Yum: Spam jumps on pumpkin spice bandwagon


Pumpkin spice Spam goes on sale Sept. 23. It will be available online through the Spam and Walmart websites. Two cans per package. The marketing message is “eat one, give one.” Trick or treat?

Spam, now an “old man” on supermarket shelves, is benefiting from new waves of publicity, giving it exposure to a whole new generation of consumers. The product was invented in 1937, as a “miracle meat in a tin can,” manufactured by Hormel Foods Corporation of Austin, Minn.

Described as the “meat of many uses,” you can eat Span straight out of the can, grill it, bake it, fry it and even microwave it. Spam caught on quickly because it was budget friendly. The nation was still scratching its way out the Great Depression. By 1940, about 70% of Americans had “dined on Spam.”

Austin became “Spam Town, U.S.A.” The Spam Museum there offers free admission. Visit Johnny’s Spamarama for lunch and try the “Spam De’ Melt” (a grilled cheese stuffed with Spam, bacon and sour cream).

Hormel says the basic Spam recipe is a blend of simple ingredients. Begin with a ground pork shoulder and ham mixture, and add salt, water, potato starch, sugar and sodium nitrite.

The mixture is inserted into the familiar 12-ounce metal cans; lids are applied through a vacuum-sealing process. The cans are then cooked in a giant “cooker” that holds 66,000 units at one time, according to Karin Miner, a regular contributor to Mashed, an online destination of food lovers.

To mix up its batches of pumpkin spice Spam, Hormel is not injecting any real pumpkin in the mixture. The company says it can make the product taste like pumpkin spice by adding cinnamon, clove, allspice and nutmeg.

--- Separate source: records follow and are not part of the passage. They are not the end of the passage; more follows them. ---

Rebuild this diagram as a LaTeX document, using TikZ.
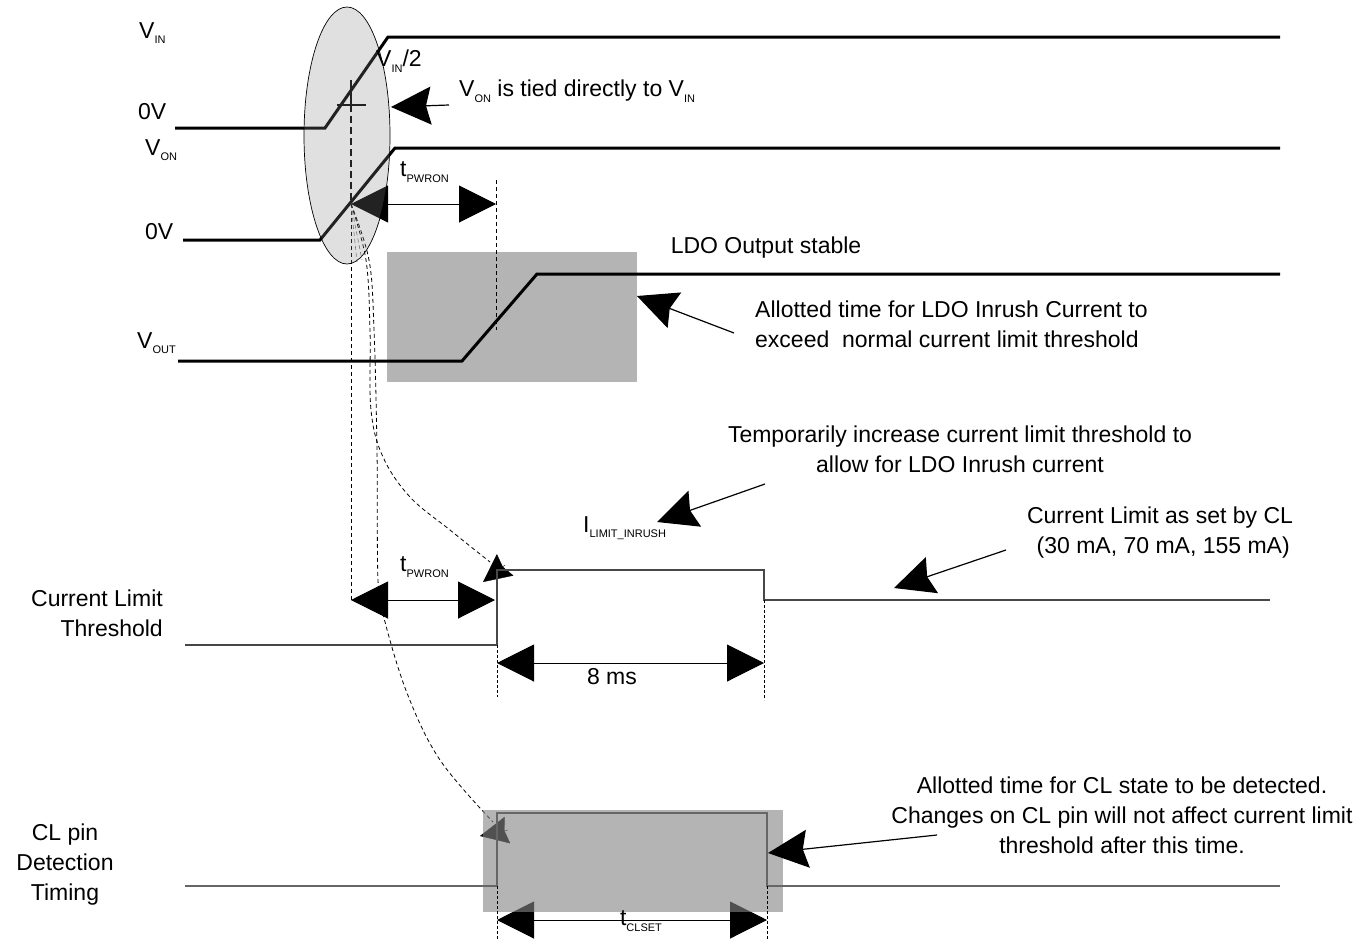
\documentclass[tikz,border=0pt]{standalone}
\usepackage{fontspec}
\setmainfont{Liberation Sans}
\usetikzlibrary{arrows.meta}
\newcommand\sbx[1]{\raisebox{-0.45ex}{\fontsize{11}{11}\selectfont #1}}
\definecolor{boxgray}{RGB}{180,180,180}
\definecolor{ellgray}{RGB}{135,135,135}
\definecolor{clgray}{RGB}{133,133,133}
\tikzset{
  lbl/.style={inner sep=0pt, font=\fontsize{23}{30}\selectfont},
  wave/.style={line width=3pt},
  thinwave/.style={line width=1.4pt, draw=black!72},
  dim/.style={line width=1pt, {Triangle[length=37pt,width=37pt]}-{Triangle[length=37pt,width=37pt]}},
  ann/.style={line width=1.2pt, -{Stealth[length=40pt,width=38pt,inset=5pt]}},
  smallhead/.style={line width=0.4pt, -{Stealth[length=28pt,width=27pt,inset=3pt]}},
  guide/.style={line width=0.8pt, dash pattern=on 4pt off 3pt},
  fine/.style={line width=0.8pt, dash pattern=on 3pt off 2pt},
}
\begin{document}
\begin{tikzpicture}[x=1pt,y=-1pt]
\useasboundingbox (0,0) rectangle (1365,945);

% ---------- LDO box ----------
\fill[boxgray] (387,252) rectangle (637,382);

% ---------- waveforms ----------
\coordinate (vinA) at (175,128); \coordinate (vinB) at (325,128);
\coordinate (vinC) at (388,37);  \coordinate (vinD) at (1280,37);
\draw[wave] (vinA) -- (vinB) -- (vinC) -- (vinD);

\coordinate (vonA) at (183,240); \coordinate (vonB) at (320,240);
\coordinate (vonC) at (395,148); \coordinate (vonD) at (1280,148);
\draw[wave] (vonA) -- (vonB) -- (vonC) -- (vonD);

\coordinate (voA) at (178,361); \coordinate (voB) at (462,361);
\coordinate (voC) at (537,274); \coordinate (voD) at (1280,274);
\draw[wave] (voA) -- (voB) -- (voC) -- (voD);

% VIN/2 marker
\coordinate (mkT) at (351,80); \coordinate (mkC) at (351,105);
\coordinate (mkL) at (337,105); \coordinate (mkR) at (366,105);
\draw[line width=2pt] (mkT) -- (mkC);
\draw[line width=2pt] (mkL) -- (mkR);
\coordinate (fan) at (351,204);
\draw[line width=1.6pt, dash pattern=on 7pt off 4pt] (mkC) -- (fan);

% t_PWRON top
\coordinate (tpR) at (496,204);
\draw[dim] (fan) -- (tpR);
\coordinate (g1T) at (496,180); \coordinate (g1B) at (496,330);
\draw[guide] (g1T) -- (g1B);

% guide lines from fan point
\coordinate (vdB) at (351,600);
\draw[guide] (fan) -- (vdB);
\draw[guide, draw=black!55, line width=0.6pt] (fan) -- (357,262);
\draw[guide, draw=black!55, line width=0.6pt] (fan) -- (362,260);
\draw[guide] plot[smooth, tension=0.6] coordinates {(351,204) (366,260) (370,330) (371,410) (383,457) (410,497) (450,530) (490,562)};
\draw[guide] plot[smooth, tension=0.6] coordinates {(351,204) (369,260) (374,330) (377,450) (378,580) (384,618) (407,693) (440,760) (493,822)};
\coordinate (h1b) at (505,565); \coordinate (h1t) at (483,582);
\draw[smallhead] (h1b) -- (h1t);
\coordinate (h2b) at (508,830); \coordinate (h2t) at (480,836);
\draw[smallhead] (h2b) -- (h2t);

% ---------- ellipse ----------
\draw[line width=0.7pt, fill=ellgray, fill opacity=0.26] (347,135.5) ellipse [x radius=43, y radius=128.5];

% ---------- current limit threshold ----------
\coordinate (c1) at (185,645); \coordinate (c2) at (497,645);
\coordinate (c3) at (497,570); \coordinate (c4) at (764,570);
\coordinate (c5) at (764,600); \coordinate (c6) at (1270,600);
\draw[thinwave] (c1) -- (c2) -- (c3) -- (c4) -- (c5) -- (c6);
\coordinate (tp2L) at (351,600); \coordinate (tp2R) at (495,600);
\draw[dim] (tp2L) -- (tp2R);
\draw[fine] (497,645) -- (497,697);
\draw[fine] (764,600) -- (764,700);
\coordinate (m8L) at (497,663); \coordinate (m8R) at (764,663);
\draw[dim] (m8L) -- (m8R);

% ---------- CL pin detection ----------
\coordinate (tcL) at (497,920); \coordinate (tcR) at (767,920);
\draw[dim] (tcL) -- (tcR);
\fill[clgray, fill opacity=0.61] (483,810) rectangle (783,912);
\draw[thinwave, line width=1.2pt, draw=black!60] (185,886) -- (497,886) -- (497,813) -- (767,813) -- (767,886) -- (1280,886);
\draw[fine] (497,886) -- (497,940);
\draw[fine] (767,886) -- (767,940);

% ---------- annotation arrows ----------
\coordinate (a1t) at (449,105); \coordinate (a1h) at (391,107);
\draw[ann] (a1t) -- (a1h);
\coordinate (a2t) at (734,333); \coordinate (a2h) at (637,296);
\draw[ann] (a2t) -- (a2h);
\coordinate (a3t) at (765,484); \coordinate (a3h) at (657,522);
\draw[ann] (a3t) -- (a3h);
\coordinate (a4t) at (1006,550); \coordinate (a4h) at (894,588);
\draw[ann] (a4t) -- (a4h);
\coordinate (a5t) at (937,835); \coordinate (a5h) at (768,853);
\draw[ann] (a5t) -- (a5h);

% ---------- labels ----------
\node[lbl, anchor=west] (vin) at (139,33) {V\sbx{IN}};
\node[lbl, anchor=west] (zv1) at (138,112) {0V};
\node[lbl, anchor=west] (von) at (145,150) {V\sbx{ON}};
\node[lbl, anchor=west] (zv2) at (145,232) {0V};
\node[lbl, anchor=west] (vout) at (137,343) {V\sbx{OUT}};
\node[lbl, anchor=west] (vhalf) at (376,61) {V\sbx{IN}/2};
\node[lbl, anchor=west] (tied) at (459,91) {V\sbx{ON} is tied directly to V\sbx{IN}};
\node[lbl, anchor=west] (tp1) at (400,172) {t\sbx{PWRON}};
\node[lbl] (ldo) at (766,248) {LDO Output stable};
\node[lbl, anchor=west, align=left] (allot) at (755,324) {Allotted time for LDO Inrush Current to\\exceed\ \ normal current limit threshold};
\node[lbl, align=center] (temp) at (960,449) {Temporarily increase current limit threshold to\\allow for LDO Inrush current};
\node[lbl, anchor=west] (ilim) at (583,528) {I\sbx{LIMIT\_INRUSH}};
\node[lbl, align=center] (clset) at (1160,533) {Current Limit as set by CL\\\ (30 mA, 70 mA, 155 mA)};
\node[lbl, anchor=west] (tp2) at (400,567) {t\sbx{PWRON}};
\node[lbl, align=right, anchor=east] (clt) at (163,613) {Current Limit\\Threshold};
\node[lbl] (ms) at (612,677) {8 ms};
\node[lbl, align=center] (cltxt) at (1122,815) {Allotted time for CL state to be detected.\\Changes on CL pin will not affect current limit\\threshold after this time.};
\node[lbl, align=center] (clpin) at (65,865) {CL pin\\Detection\\Timing};
\node[lbl] (tcl) at (641,921) {t\sbx{CLSET}};
\end{tikzpicture}
\end{document}
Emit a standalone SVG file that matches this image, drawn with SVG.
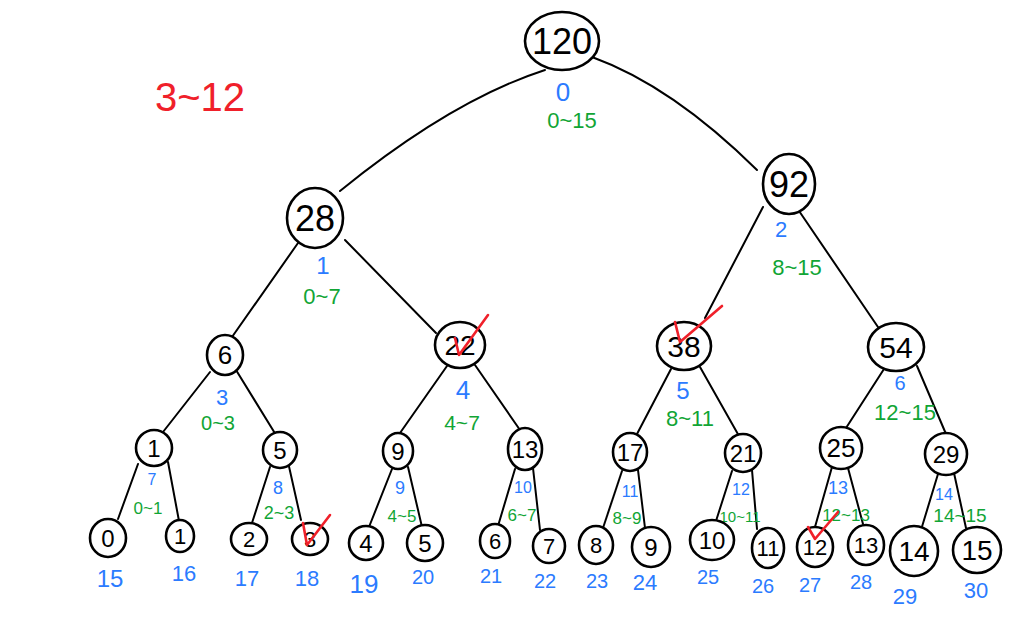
<svg xmlns="http://www.w3.org/2000/svg" width="1036" height="622" viewBox="0 0 1036 622">
<style>
.n{fill:#fff;stroke:#000;stroke-width:2.6}
.t{font-family:"Liberation Sans","DejaVu Sans",sans-serif;fill:#000;text-anchor:middle;dominant-baseline:central}
.b{font-family:"Liberation Sans","DejaVu Sans",sans-serif;fill:#2b7bff;text-anchor:middle;dominant-baseline:central}
.g{font-family:"Liberation Sans","DejaVu Sans",sans-serif;fill:#11a535;text-anchor:middle;dominant-baseline:central}
.e{fill:none;stroke:#000;stroke-width:2;stroke-linecap:round}
.chk{fill:none;stroke:#f0202a;stroke-width:2.6;stroke-linecap:round;stroke-linejoin:round}
</style>
<rect width="1036" height="622" fill="#fff"/>
<text x="200" y="97" font-family="Liberation Sans,DejaVu Sans,sans-serif" font-size="40" fill="#f0202a" text-anchor="middle" dominant-baseline="central">3~12</text>
<g id="connectors">
<path class="e" d="M545 70 Q452 100 340 191"/>
<path class="e" d="M592 57 Q672 86 757 170"/>
<path class="e" d="M298 243 L232 337"/>
<path class="e" d="M345 240 L436 333"/>
<path class="e" d="M763 207 L705 318"/>
<path class="e" d="M795 205 L880 330"/>
<path class="e" d="M210 372 L163 432"/>
<path class="e" d="M236 370 L276 435"/>
<path class="e" d="M447 366 L400 433"/>
<path class="e" d="M475 365 L520 430"/>
<path class="e" d="M671 369 L637 434"/>
<path class="e" d="M700 367 L739 436"/>
<path class="e" d="M884 369 L846 428"/>
<path class="e" d="M917 366 L946 434"/>
<path class="e" d="M138 464 L118 519"/>
<path class="e" d="M168 462 L179 521"/>
<path class="e" d="M270 467 L252 523"/>
<path class="e" d="M288 462 L301 520"/>
<path class="e" d="M392 469 L369 527"/>
<path class="e" d="M408 467 L422 527"/>
<path class="e" d="M515 469 L498 526"/>
<path class="e" d="M533 468 L540 530"/>
<path class="e" d="M622 471 L603 528"/>
<path class="e" d="M638 470 L645 528"/>
<path class="e" d="M732 471 L716 521"/>
<path class="e" d="M752 470 L757 529"/>
<path class="e" d="M832 467 L815 527"/>
<path class="e" d="M848 468 L863 524"/>
<path class="e" d="M938 474 L921 530"/>
<path class="e" d="M954 473 L966 528"/>
</g>
<g id="n0"><ellipse class="n" cx="562" cy="41" rx="37" ry="29"/><text class="t" x="562" y="41" font-size="36">120</text><text class="b" x="563" y="92" font-size="26">0</text><text class="g" x="572" y="120" font-size="22">0~15</text></g>
<g id="n1"><ellipse class="n" cx="315" cy="218" rx="28" ry="30"/><text class="t" x="315" y="218" font-size="36">28</text><text class="b" x="323" y="265" font-size="24">1</text><text class="g" x="322" y="296" font-size="22">0~7</text></g>
<g id="n2"><ellipse class="n" cx="789" cy="184" rx="26" ry="30"/><text class="t" x="789" y="184" font-size="36">92</text><text class="b" x="781" y="229" font-size="22">2</text><text class="g" x="797" y="267" font-size="22">8~15</text></g>
<g id="n3"><ellipse class="n" cx="225" cy="355" rx="18" ry="20"/><text class="t" x="225" y="355" font-size="26">6</text><text class="b" x="222" y="397" font-size="22">3</text><text class="g" x="218" y="423" font-size="20">0~3</text></g>
<g id="n4"><ellipse class="n" cx="460" cy="345" rx="25" ry="23"/><text class="t" x="460" y="345" font-size="28">22</text><text class="b" x="463" y="390" font-size="26">4</text><text class="g" x="462" y="422" font-size="21">4~7</text><path class="chk" d="M455 338 L459 355 L488 315"/></g>
<g id="n5"><ellipse class="n" cx="684" cy="346" rx="27" ry="24"/><text class="t" x="684" y="346" font-size="30">38</text><text class="b" x="683" y="390" font-size="24">5</text><text class="g" x="690" y="418" font-size="22">8~11</text><path class="chk" d="M675 322 L680 342 L722 306"/></g>
<g id="n6"><ellipse class="n" cx="896" cy="347" rx="28" ry="24"/><text class="t" x="896" y="347" font-size="30">54</text><text class="b" x="900" y="383" font-size="20">6</text><text class="g" x="905" y="412" font-size="22">12~15</text></g>
<g id="n7"><ellipse class="n" cx="154" cy="448" rx="18" ry="18"/><text class="t" x="154" y="448" font-size="24">1</text><text class="b" x="152" y="479" font-size="16">7</text><text class="g" x="148" y="508" font-size="17">0~1</text></g>
<g id="n8"><ellipse class="n" cx="280" cy="450" rx="17" ry="18"/><text class="t" x="280" y="450" font-size="24">5</text><text class="b" x="278" y="488" font-size="18">8</text><text class="g" x="279" y="513" font-size="18">2~3</text></g>
<g id="n9"><ellipse class="n" cx="398" cy="451" rx="15" ry="18"/><text class="t" x="398" y="451" font-size="24">9</text><text class="b" x="400" y="488" font-size="18">9</text><text class="g" x="402" y="516" font-size="17">4~5</text></g>
<g id="n10"><ellipse class="n" cx="525" cy="449" rx="17" ry="21"/><text class="t" x="525" y="449" font-size="24">13</text><text class="b" x="523" y="487" font-size="16">10</text><text class="g" x="522" y="515" font-size="17">6~7</text></g>
<g id="n11"><ellipse class="n" cx="630" cy="452" rx="17" ry="19"/><text class="t" x="630" y="452" font-size="24">17</text><text class="b" x="630" y="491" font-size="16">11</text><text class="g" x="627" y="518" font-size="17">8~9</text></g>
<g id="n12"><ellipse class="n" cx="743" cy="453" rx="18" ry="19"/><text class="t" x="743" y="453" font-size="24">21</text><text class="b" x="741" y="489" font-size="16">12</text><text class="g" x="740" y="516" font-size="15">10~11</text></g>
<g id="n13"><ellipse class="n" cx="841" cy="448" rx="21" ry="21"/><text class="t" x="841" y="448" font-size="26">25</text><text class="b" x="838" y="488" font-size="18">13</text><text class="g" x="846" y="515" font-size="17">12~13</text></g>
<g id="n14"><ellipse class="n" cx="946" cy="454" rx="21" ry="21"/><text class="t" x="946" y="454" font-size="24">29</text><text class="b" x="944" y="494" font-size="16">14</text><text class="g" x="960" y="515" font-size="19">14~15</text></g>
<g id="n15"><ellipse class="n" cx="108" cy="538" rx="18" ry="19"/><text class="t" x="108" y="538" font-size="24">0</text><text class="b" x="110" y="578" font-size="24">15</text></g>
<g id="n16"><ellipse class="n" cx="180" cy="536" rx="14" ry="16"/><text class="t" x="180" y="536" font-size="22">1</text><text class="b" x="184" y="573" font-size="22">16</text></g>
<g id="n17"><ellipse class="n" cx="249" cy="539" rx="18" ry="16"/><text class="t" x="249" y="539" font-size="22">2</text><text class="b" x="247" y="578" font-size="22">17</text></g>
<g id="n18"><ellipse class="n" cx="310" cy="539" rx="18" ry="16"/><text class="t" x="310" y="539" font-size="22">3</text><text class="b" x="307" y="578" font-size="22">18</text><path class="chk" d="M303 523 L307 545 L330 515"/></g>
<g id="n19"><ellipse class="n" cx="366" cy="543" rx="17" ry="17"/><text class="t" x="366" y="543" font-size="24">4</text><text class="b" x="364" y="584" font-size="26">19</text></g>
<g id="n20"><ellipse class="n" cx="425" cy="543" rx="18" ry="18"/><text class="t" x="425" y="543" font-size="24">5</text><text class="b" x="423" y="577" font-size="20">20</text></g>
<g id="n21"><ellipse class="n" cx="495" cy="541" rx="15" ry="17"/><text class="t" x="495" y="541" font-size="22">6</text><text class="b" x="491" y="576" font-size="20">21</text></g>
<g id="n22"><ellipse class="n" cx="549" cy="546" rx="16" ry="17"/><text class="t" x="549" y="546" font-size="22">7</text><text class="b" x="545" y="581" font-size="20">22</text></g>
<g id="n23"><ellipse class="n" cx="596" cy="545" rx="17" ry="19"/><text class="t" x="596" y="545" font-size="22">8</text><text class="b" x="597" y="581" font-size="20">23</text></g>
<g id="n24"><ellipse class="n" cx="651" cy="547" rx="19" ry="20"/><text class="t" x="651" y="547" font-size="24">9</text><text class="b" x="645" y="582" font-size="22">24</text></g>
<g id="n25"><ellipse class="n" cx="712" cy="540" rx="22" ry="20"/><text class="t" x="712" y="540" font-size="24">10</text><text class="b" x="708" y="577" font-size="20">25</text></g>
<g id="n26"><ellipse class="n" cx="768" cy="548" rx="16" ry="20"/><text class="t" x="768" y="548" font-size="22">11</text><text class="b" x="763" y="586" font-size="20">26</text></g>
<g id="n27"><ellipse class="n" cx="815" cy="547" rx="18" ry="20"/><text class="t" x="815" y="547" font-size="22">12</text><text class="b" x="810" y="585" font-size="20">27</text><path class="chk" d="M808 527 L815 539 L838 512"/></g>
<g id="n28"><ellipse class="n" cx="866" cy="545" rx="18" ry="20"/><text class="t" x="866" y="545" font-size="22">13</text><text class="b" x="861" y="582" font-size="20">28</text></g>
<g id="n29"><ellipse class="n" cx="914" cy="551" rx="24" ry="25"/><text class="t" x="914" y="551" font-size="28">14</text><text class="b" x="905" y="596" font-size="22">29</text></g>
<g id="n30"><ellipse class="n" cx="977" cy="550" rx="24" ry="23"/><text class="t" x="977" y="550" font-size="28">15</text><text class="b" x="976" y="590" font-size="22">30</text></g>
</svg>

Throughout the years, Spam has been a dagnabbit punching bag – a product that has been spoofed, scoffed at, maligned and disparaged…but Spam has survived and thrived.

Meghan Jones of Reader’s Digest magazine reported that the Spam brand could be an “abbreviated version of ‘shoulder of pork and ham,’ or short for ‘spiced ham.’”

Miner suggested that Spam is an acronym for “something posing as meat.” Some jokester once opined that Spam stands for “squirrel, possum and muskrat.” Company officials just laugh it off. They are resolved to keep the origin of the name “a secret.”

As background, George A. Hormel established a slaughterhouse and meatpacking facility in Austin in 1891, and by 1901, the company was processing whole hogs, beef and sausage in Austin.

Spam helped the Allies to win World War II, as soldiers remained fit and well-fed by “feasting” on Spam; the product didn’t need refrigeration and had a long shelf life, Miner reported.

She said former Soviet Premier Nikita Khrushchev wrote in his memoirs: “It tasted good. Without Spam, we wouldn’t have been able to feed our army. We had lost our most fertile lands.”

American GIs termed Spam as “ham that didn’t pass its physical” or as “meatloaf that missed basic training.”

George Hormel’s son, Jay Hormel served in World War I. In response to complaints from U.S. service members during World War II, Jay Hormel would say: “If they think Spam is terrible, they ought to have eaten the bully beef we had in the last war.”

Bully beef (corned beef) in a tin and hardtack biscuits were the main field rations of the British Army in World War I and shared with the American troops in Europe.

Erin DeJesus of Eater.com, an online food and dining network, said Hormel’s wartime role continued in Korea and Vietnam. Today, major markets for Spam include South Korea, Japan, the Philippines, Guam (a U.S. territory in the western Pacific Ocean) and Hawaii.

Hormel’s international “Spambassador” is a chap named Chris Stephens, a delivery truck driver in Cardiff, the capital city of Wales, in the United Kingdom. He eats Spam every day and has been doing so for more than 60 years.

“I love the unique flavor and would eat multiple cans a day but my wife has put me on a diet recently, so I’ve cut down to one tub per day,” Stephens said.

Stephens said he enjoys traveling, but he only selects hotels that offer frying facilities, so he can get his daily fix of Spam. “Give me Spam above the best beef or lobster any day,” he declared.